Reproduce nothing but the lines from the start of the material through the line that includes "var shapes = [];", both ends included, and omit every picture.

• DATA SHOWN:
==*==

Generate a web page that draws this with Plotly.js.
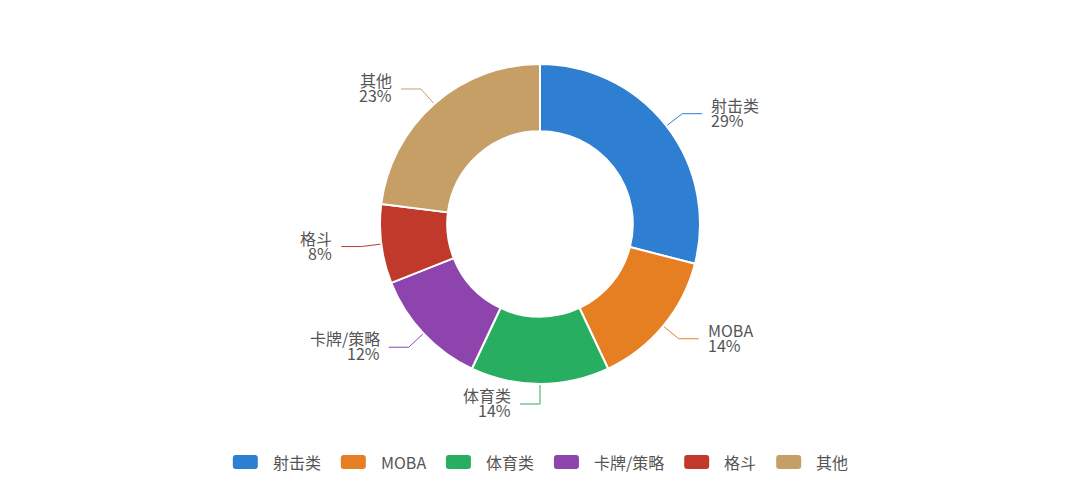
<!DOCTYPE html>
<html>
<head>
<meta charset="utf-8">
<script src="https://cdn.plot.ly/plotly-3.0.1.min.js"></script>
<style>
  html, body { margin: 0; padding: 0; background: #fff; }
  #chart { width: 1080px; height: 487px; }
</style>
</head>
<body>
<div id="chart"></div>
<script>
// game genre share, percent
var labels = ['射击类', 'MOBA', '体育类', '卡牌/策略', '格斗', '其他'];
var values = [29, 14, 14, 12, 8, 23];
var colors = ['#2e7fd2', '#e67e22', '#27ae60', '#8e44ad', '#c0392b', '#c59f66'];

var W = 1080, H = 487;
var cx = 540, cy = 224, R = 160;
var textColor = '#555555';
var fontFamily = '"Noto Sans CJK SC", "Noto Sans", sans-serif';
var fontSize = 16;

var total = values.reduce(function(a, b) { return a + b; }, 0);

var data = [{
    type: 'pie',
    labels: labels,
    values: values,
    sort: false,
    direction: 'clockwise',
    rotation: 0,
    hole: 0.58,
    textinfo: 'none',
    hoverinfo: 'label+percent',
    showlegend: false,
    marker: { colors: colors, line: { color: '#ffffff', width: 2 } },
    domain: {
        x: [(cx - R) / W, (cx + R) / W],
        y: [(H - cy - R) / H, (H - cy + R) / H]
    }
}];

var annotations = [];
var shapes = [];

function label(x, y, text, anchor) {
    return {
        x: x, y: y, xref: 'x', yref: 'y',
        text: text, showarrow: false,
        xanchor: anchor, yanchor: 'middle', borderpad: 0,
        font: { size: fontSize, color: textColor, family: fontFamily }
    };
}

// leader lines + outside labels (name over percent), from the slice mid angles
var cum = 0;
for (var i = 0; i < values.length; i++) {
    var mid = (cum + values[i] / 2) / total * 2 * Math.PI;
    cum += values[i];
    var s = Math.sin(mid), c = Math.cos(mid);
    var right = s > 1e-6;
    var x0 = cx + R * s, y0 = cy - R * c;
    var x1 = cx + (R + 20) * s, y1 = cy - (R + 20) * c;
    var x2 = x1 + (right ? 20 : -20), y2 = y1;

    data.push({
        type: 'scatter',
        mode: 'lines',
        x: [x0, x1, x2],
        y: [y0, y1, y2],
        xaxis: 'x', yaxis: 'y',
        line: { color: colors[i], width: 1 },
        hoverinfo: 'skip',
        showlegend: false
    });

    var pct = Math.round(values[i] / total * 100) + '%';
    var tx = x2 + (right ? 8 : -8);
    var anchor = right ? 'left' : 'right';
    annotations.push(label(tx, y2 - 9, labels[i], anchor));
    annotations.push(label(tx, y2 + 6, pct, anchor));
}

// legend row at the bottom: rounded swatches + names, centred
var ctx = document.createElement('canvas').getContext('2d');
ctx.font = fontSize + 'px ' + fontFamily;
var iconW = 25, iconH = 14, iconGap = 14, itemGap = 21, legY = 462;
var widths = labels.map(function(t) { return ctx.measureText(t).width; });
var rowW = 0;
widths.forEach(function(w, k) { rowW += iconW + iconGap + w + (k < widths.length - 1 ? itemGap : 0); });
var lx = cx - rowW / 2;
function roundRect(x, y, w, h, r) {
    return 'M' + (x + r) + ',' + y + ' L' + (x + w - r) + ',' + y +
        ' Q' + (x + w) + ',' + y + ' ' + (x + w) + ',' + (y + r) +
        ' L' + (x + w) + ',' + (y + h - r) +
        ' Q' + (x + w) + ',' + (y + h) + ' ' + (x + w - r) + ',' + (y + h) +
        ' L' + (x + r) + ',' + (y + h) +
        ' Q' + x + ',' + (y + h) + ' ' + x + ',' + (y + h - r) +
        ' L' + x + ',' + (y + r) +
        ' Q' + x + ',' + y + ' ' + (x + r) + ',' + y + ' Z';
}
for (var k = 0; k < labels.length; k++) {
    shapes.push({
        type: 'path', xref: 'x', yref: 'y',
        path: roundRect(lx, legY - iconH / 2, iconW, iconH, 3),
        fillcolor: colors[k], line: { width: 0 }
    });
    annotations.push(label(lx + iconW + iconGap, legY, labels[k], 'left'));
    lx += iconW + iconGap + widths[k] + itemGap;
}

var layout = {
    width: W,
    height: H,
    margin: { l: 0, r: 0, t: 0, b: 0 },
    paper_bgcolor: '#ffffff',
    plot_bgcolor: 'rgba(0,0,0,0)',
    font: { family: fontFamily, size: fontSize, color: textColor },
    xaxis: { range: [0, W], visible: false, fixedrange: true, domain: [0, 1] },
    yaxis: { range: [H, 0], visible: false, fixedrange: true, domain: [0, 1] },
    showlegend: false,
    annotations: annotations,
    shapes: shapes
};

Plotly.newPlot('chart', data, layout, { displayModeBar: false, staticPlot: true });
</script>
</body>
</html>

==*==

• CORRECT ANSWER:
Generate a web page that draws this with Plotly.js.
<!DOCTYPE html>
<html>
<head>
<meta charset="utf-8">
<script src="https://cdn.plot.ly/plotly-3.0.1.min.js"></script>
<style>
  html, body { margin: 0; padding: 0; background: #fff; }
  #chart { width: 1080px; height: 487px; }
</style>
</head>
<body>
<div id="chart"></div>
<script>
// game genre share, percent
var labels = ['射击类', 'MOBA', '体育类', '卡牌/策略', '格斗', '其他'];
var values = [29, 14, 14, 12, 8, 23];
var colors = ['#2e7fd2', '#e67e22', '#27ae60', '#8e44ad', '#c0392b', '#c59f66'];

var W = 1080, H = 487;
var cx = 540, cy = 224, R = 160;
var textColor = '#555555';
var fontFamily = '"Noto Sans CJK SC", "Noto Sans", sans-serif';
var fontSize = 16;

var total = values.reduce(function(a, b) { return a + b; }, 0);

var data = [{
    type: 'pie',
    labels: labels,
    values: values,
    sort: false,
    direction: 'clockwise',
    rotation: 0,
    hole: 0.58,
    textinfo: 'none',
    hoverinfo: 'label+percent',
    showlegend: false,
    marker: { colors: colors, line: { color: '#ffffff', width: 2 } },
    domain: {
        x: [(cx - R) / W, (cx + R) / W],
        y: [(H - cy - R) / H, (H - cy + R) / H]
    }
}];

var annotations = [];
var shapes = [];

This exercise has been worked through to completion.